Premiado na Mostra Un Certain Regard do Festival de Cannes em 2022, “Rodeo”, o filme sobre paixões por motocicletas de Lola Quivoron, é um dos principais lançamentos da Imovision em maio deste ano. Velocidade, asfalto, motores acelerando, noite, fumaça, fogo: esses elementos compõe a iconografia visual da obra francesa, uma experiência de intensidade enquanto exercício fílmico alicerçado no estudo de personagem.

Abrindo com uma sequência de velocidade, “Rodeo” se mantém como uma intensa volta de moto, cheia de adrenalina, beleza e também de perigo. A história é a da jornada de Julia (Julie Ledru), sempre no risco e em busca da liberdade de poder ser quem é e fazer parte de uma gangue que pratica roubo de motos. Para tanto, ela precisa se provar e superar o preconceito e o machismo de seus pares, imigrantes como ela, cuja família veio das Antilhas, mas que vivem num subúrbio da França de forma bem segregacionista.

O chefe dela é o gângster Domino (Sébastien Schroeder), que controla toda a operação da prisão e mantém a esposa Ofélia e o filho sob vigilância constante, presos em casa. Ele vem a ser um dos estopins para Julia entender que precisa ajudar Ofélia a se libertar também. “O que eu vou fazer com o dinheiro, se tudo eu roubo?” ela fala para a mulher, em uma cena que explica que a motivação da personagem em viver sob rodas sem dar satisfações é perturbada pelo conflito interno que ela vive, de não querer estar sozinha sem alguém na garupa.

INFLUÊNCIAS DE DUCORNAU E SCIAMMA

“Rodeo” transita bem entre o drama, a ação, a aventura e o suspense, já que há uma trama de ameaças virtuais e reais que assolam Julia.
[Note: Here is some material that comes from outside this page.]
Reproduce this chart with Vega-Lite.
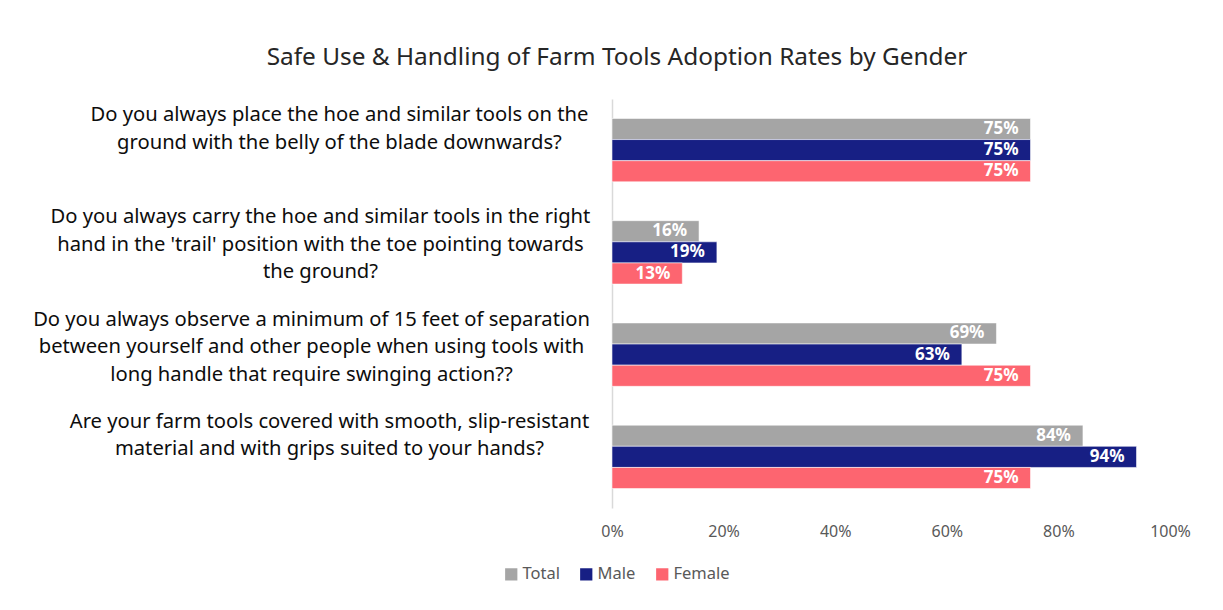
{
  "$schema": "https://vega.github.io/schema/vega-lite/v6.json",
  "autosize": {"type": "none"},
  "width": 558,
  "height": 409,
  "padding": {"left": 612, "top": 99, "right": 53, "bottom": 102},
  "background": "#ffffff",
  "config": {
    "font": "Noto Sans",
    "view": {"stroke": null}
  },
  "title": {
    "text": "Safe Use & Handling of Farm Tools Adoption Rates by Gender",
    "font": "Noto Sans",
    "fontSize": 24.4,
    "fontWeight": "normal",
    "color": "#262626",
    "anchor": "middle",
    "frame": "group",
    "dx": -274,
    "offset": 29
  },
  "data": {
    "values": [
      {"question": "Do you always place the hoe and similar tools  on the|ground with the belly of the blade downwards?", "gender": "Total", "rate": 0.75},
      {"question": "Do you always place the hoe and similar tools  on the|ground with the belly of the blade downwards?", "gender": "Male", "rate": 0.75},
      {"question": "Do you always place the hoe and similar tools  on the|ground with the belly of the blade downwards?", "gender": "Female", "rate": 0.75},
      {"question": "Do you always carry the hoe and similar tools in the right|hand in the 'trail' position with the toe pointing towards|the ground?", "gender": "Total", "rate": 0.156},
      {"question": "Do you always carry the hoe and similar tools in the right|hand in the 'trail' position with the toe pointing towards|the ground?", "gender": "Male", "rate": 0.188},
      {"question": "Do you always carry the hoe and similar tools in the right|hand in the 'trail' position with the toe pointing towards|the ground?", "gender": "Female", "rate": 0.126},
      {"question": "Do you always observe a minimum of 15 feet of separation|between yourself and other people when using tools with|long handle that require swinging action??", "gender": "Total", "rate": 0.689},
      {"question": "Do you always observe a minimum of 15 feet of separation|between yourself and other people when using tools with|long handle that require swinging action??", "gender": "Male", "rate": 0.627},
      {"question": "Do you always observe a minimum of 15 feet of separation|between yourself and other people when using tools with|long handle that require swinging action??", "gender": "Female", "rate": 0.75},
      {"question": "Are your farm tools covered with smooth, slip-resistant|material and with grips suited to your hands?", "gender": "Total", "rate": 0.844},
      {"question": "Are your farm tools covered with smooth, slip-resistant|material and with grips suited to your hands?", "gender": "Male", "rate": 0.94},
      {"question": "Are your farm tools covered with smooth, slip-resistant|material and with grips suited to your hands?", "gender": "Female", "rate": 0.75}
    ]
  },
  "encoding": {
    "y": {
      "field": "question",
      "type": "nominal",
      "sort": null,
      "scale": {"paddingInner": 0.38, "paddingOuter": 0.19},
      "axis": {
        "title": null,
        "ticks": false,
        "domainColor": "#d9d9d9",
        "domainWidth": 1.5,
        "labelExpr": "split(datum.label, '|')",
        "labelFont": "Noto Sans",
        "labelFontSize": 20.2,
        "labelColor": "#0d0d0d",
        "labelAlign": "center",
        "labelBaseline": "top",
        "labelLineHeight": 27.5,
        "labelOffset": -45,
        "labelLimit": 700,
        "labelPadding": {
          "condition": [
            {"test": "indexof(datum.value, 'place the hoe') >= 0", "value": 273},
            {"test": "indexof(datum.value, 'carry the hoe') >= 0", "value": 292},
            {"test": "indexof(datum.value, 'observe') >= 0", "value": 301}
          ],
          "value": 283
        }
      }
    },
    "yOffset": {"field": "gender", "type": "nominal", "sort": ["Total", "Male", "Female"]},
    "x": {
      "field": "rate",
      "type": "quantitative",
      "scale": {"domain": [0, 1], "nice": false},
      "axis": {
        "title": null,
        "values": [0, 0.2, 0.4, 0.6, 0.8, 1],
        "format": ".0%",
        "grid": false,
        "domain": false,
        "ticks": false,
        "labelFont": "Noto Sans",
        "labelFontSize": 16,
        "labelColor": "#595959",
        "labelPadding": 15,
        "labelFlush": false
      }
    }
  },
  "layer": [
    {
      "mark": {"type": "bar", "stroke": "#ffffff", "strokeWidth": 0.8, "strokeOpacity": 0.7},
      "encoding": {
        "color": {
          "field": "gender",
          "type": "nominal",
          "scale": {"domain": ["Total", "Male", "Female"], "range": ["#A5A5A5", "#171F84", "#FD6570"]},
          "legend": {
            "title": null,
            "orient": "none",
            "direction": "horizontal",
            "legendX": -109,
            "legendY": 467,
            "symbolType": "square",
            "symbolSize": 150,
            "symbolStrokeWidth": 0,
            "labelFont": "Noto Sans",
            "labelFontSize": 16.5,
            "labelColor": "#595959",
            "labelOffset": 3,
            "columnPadding": 18
          }
        }
      }
    },
    {
      "mark": {"type": "text", "align": "right", "baseline": "middle", "dx": -12, "color": "#ffffff", "fontWeight": "bold", "fontSize": 17, "font": "Noto Sans"},
      "encoding": {
        "text": {"field": "rate", "type": "quantitative", "format": ".0%"}
      }
    }
  ]
}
Ela passa a ser agredida e isso chega ao ápice justo no grande momento do longa que envolve um assalto a um caminhão transportando várias motos de uma concessionária. O fato a leva a tomar uma decisão definitiva para a sua vida.

A clandestinidade dos piratas do asfalto, sempre em busca de ação a casa roubo de moto, vai fazendo Julie se sentir mais e mais feliz. Uma cena emblemática de “Rodeo” é quando, após um dia de trabalho bem-sucedido, Julie dorme na garagem onde fazem os desmontes das motos. Neste momento, ela coloca na cama, ao seu lado, a moto que acabara de marcar como sua.
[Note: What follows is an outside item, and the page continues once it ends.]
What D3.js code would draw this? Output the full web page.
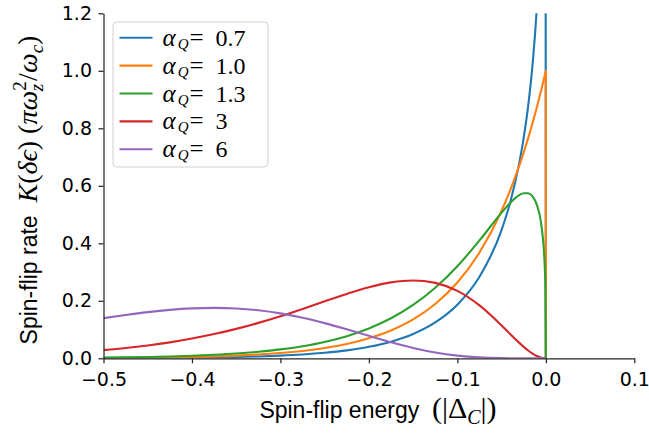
<!DOCTYPE html>
<html><head><meta charset="utf-8">
<script src="https://cdn.jsdelivr.net/npm/d3@7"></script>
<style>body{margin:0;background:#fff}svg{display:block}text{white-space:pre}</style>
</head><body>
<svg id="c" width="649" height="433"></svg>
<script>
// ---- data ----
const energies = [-0.5,-0.475,-0.45,-0.425,-0.4,-0.375,-0.35,-0.325,-0.3,-0.275,-0.25,-0.225,-0.2,-0.175,-0.15,-0.125,-0.1,-0.075,-0.05,-0.04,-0.03,-0.025,-0.02,-0.015,-0.01,-0.005,-0.002,-0.001,-0.0005,0];
const alpha07 = [0.0006,0.0008,0.0011,0.0016,0.0023,0.0032,0.0046,0.0065,0.0093,0.0133,0.0192,0.0276,0.0399,0.0579,0.0847,0.1248,0.1863,0.2834,0.4467,0.5457,0.6798,0.7675,0.8772,1.0222,1.234,1.624,2.225,2.777,3.44,0];
const alpha10 = [0.0013,0.0018,0.0025,0.0035,0.0048,0.0067,0.0094,0.0131,0.0183,0.0256,0.0357,0.0498,0.0695,0.0970,0.1353,0.1889,0.2636,0.3679,0.5134,0.5867,0.6703,0.7165,0.7659,0.8187,0.8752,0.9355,0.9737,0.9868,0.9934,1.0];
const alpha13 = [0.0025,0.0034,0.0047,0.0065,0.0089,0.0122,0.0166,0.0227,0.0309,0.0421,0.0570,0.0771,0.1039,0.1393,0.1856,0.2453,0.3202,0.4099,0.5066,0.5414,0.5673,0.5742,0.5740,0.5629,0.5328,0.4626,0.3657,0.3011,0.2462,0];
const alpha3  = [0.0283,0.0356,0.0446,0.0555,0.0687,0.0842,0.1024,0.1232,0.1465,0.1718,0.1982,0.2240,0.2470,0.2640,0.2707,0.2623,0.2343,0.1839,0.1141,0.0834,0.0536,0.0398,0.0272,0.0164,0.0078,0.0021,0.0003,0,0,0];
const alpha6  = [0.1397,0.1508,0.1606,0.1684,0.1736,0.1755,0.1734,0.1671,0.1563,0.1412,0.1223,0.1008,0.0781,0.0559,0.0361,0.0202,0.0093,0.0031,0.0006,0.0002,0.0001,0,0,0,0,0,0,0,0,0];
const seriesNames = ["0.7","1.0","1.3","3","6"];
const seriesValues = [alpha07, alpha10, alpha13, alpha3, alpha6];
const colors = ["#1f77b4","#ff7f0e","#2ca02c","#d62728","#9467bd"];
const xTicks = [-0.5,-0.4,-0.3,-0.2,-0.1,0.0,0.1];
const yTicks = [0.0,0.2,0.4,0.6,0.8,1.0,1.2];

const svg = d3.select("#c");
const x = d3.scaleLinear().domain([-0.5,0.1]).range([103.5,634.3]);
const y = d3.scaleLinear().domain([0,1.2]).range([358.3,13.3]);
const axisColor = "#262626";

svg.append("clipPath").attr("id","plotclip").append("rect")
  .attr("x",x(-0.5)).attr("y",y(1.2)).attr("width",x(0.1)-x(-0.5)).attr("height",y(0)-y(1.2));

const smooth = d3.line().x(d=>x(d[0])).y(d=>y(d[1])).curve(d3.curveMonotoneX);
const lines = svg.append("g").attr("clip-path","url(#plotclip)");
seriesValues.forEach((vals,i)=>{
  const pts = energies.map((e,j)=>[e,vals[j]]);
  const last = pts[pts.length-1];
  const d = smooth(pts) + "L" + x(last[0]) + "," + y(0);
  lines.append("path").attr("d",d).attr("fill","none")
    .attr("stroke",colors[i]).attr("stroke-width",2.1).attr("stroke-linejoin","round");
});

// axes
const fmt = d3.format(".1f");
const gx = svg.append("g").attr("transform",`translate(0,${y(0)})`)
  .call(d3.axisBottom(x).tickValues(xTicks).tickFormat(fmt).tickSize(5).tickSizeOuter(0).tickPadding(9.5));
const gy = svg.append("g").attr("transform",`translate(${x(-0.5)},0)`)
  .call(d3.axisLeft(y).tickValues(yTicks).tickFormat(fmt).tickSize(5).tickSizeOuter(0).tickPadding(6.5));
[gx,gy].forEach(g=>{
  g.select(".domain").attr("stroke",axisColor).attr("stroke-width",1.25);
  g.selectAll(".tick line").attr("stroke",axisColor).attr("stroke-width",1.25);
  g.selectAll(".tick text").attr("fill","#000").style("font-family","DejaVu Sans").style("font-size","19px");
});

// legend
const ser = "'Liberation Serif', 'DejaVu Serif', serif";
const lg = svg.append("g");
lg.append("rect").attr("x",113).attr("y",22).attr("width",155).attr("height",145).attr("rx",4)
  .attr("fill","#fff").attr("fill-opacity",0.8).attr("stroke","#d0d0d0").attr("stroke-width",1);
seriesNames.forEach((n,i)=>{
  const cy = 37.7 + i*27.9;
  lg.append("line").attr("x1",119.5).attr("x2",152.5).attr("y1",cy).attr("y2",cy)
    .attr("stroke",colors[i]).attr("stroke-width",2.1);
  const t = lg.append("text").attr("x",162.5).attr("y",cy+8)
    .style("font-family",ser).style("font-size","24px");
  t.append("tspan").style("font-style","italic").style("font-size","25px").text("α");
  t.append("tspan").style("font-style","italic").style("font-size","15px").attr("dy",3).attr("dx",2).text("Q");
  t.append("tspan").attr("dy",-3).attr("dx",1).style("font-size","25px").text("=");
  t.append("tspan").attr("dx",12).text(n);
});

// x label
const xl = svg.append("text").attr("x",378).attr("y",418).attr("text-anchor","middle");
xl.append("tspan").style("font-family","'Liberation Sans', Arial, sans-serif").style("font-size","23px").text("Spin-flip energy  ");
const xm = [["(|Δ",{}],["C",{italic:1,small:1,dy:6}],["|)",{dy:-6}]];
xm.forEach(([s,o])=>{
  const ts = xl.append("tspan").style("font-family",ser).style("font-size",o.small?"20px":"30px").text(s);
  if(o.italic) ts.style("font-style","italic");
  if(o.dy) ts.attr("dy",o.dy);
});

// y label
const yl = svg.append("text").attr("transform","translate(37,190) rotate(-90)").attr("text-anchor","middle");
yl.append("tspan").style("font-family","'Liberation Sans', Arial, sans-serif").style("font-size","23px").text("Spin-flip rate  ");
const parts = [
  ["K",{it:1}],["(",{}],["δϵ",{it:1}],[")",{}],[" (",{}],["πω",{it:1}],
  ["2",{sm:1,dy:-11}],["z",{sm:1,it:1,dy:17,dx:-10}],["/",{dy:-6,dx:3}],["ω",{it:1}],["c",{it:1,sm:1,dy:6}],[")",{dy:-6}]
];
parts.forEach(([s,o])=>{
  const ts = yl.append("tspan").style("font-family",ser).style("font-size",o.sm?"19px":"28px").text(s);
  if(o.it) ts.style("font-style","italic");
  if(o.dy) ts.attr("dy",o.dy);
  if(o.dx) ts.attr("dx",o.dx);
});
</script>
</body></html>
A relação mulher-máquina remete a “Titane”, de Julia Ducornau, onde também serve como vetor de identificação e forma de ebulir os desejos da personagem. Já o elemento do fogo-fátuo que atravessa a memória e mantém na lembrança como “Retrato de Uma Garota em Chamas”, de Céline Sciamma, aqui adquire uma conotação fantasmagórica para possibilitar a transcendência de Julie.

A imagem de divulgação de “Rodeo” é retirada de uma cena que sintetiza a essência do filme de Quirovon, já que quem perde tempo pensando na morte passa menos tempo beijando o asfalto. Para Julie, andar de moto sentindo o vento no rosto e nos cabelos é um epítome da felicidade, possibilitando essa experiência libertadora também para Ofelia e o pequeno Kylian. É estar não chapada de droga, mas sim, de adrenalina. Acelerando em busca de seus sonhos mesmo que apenas por um instante.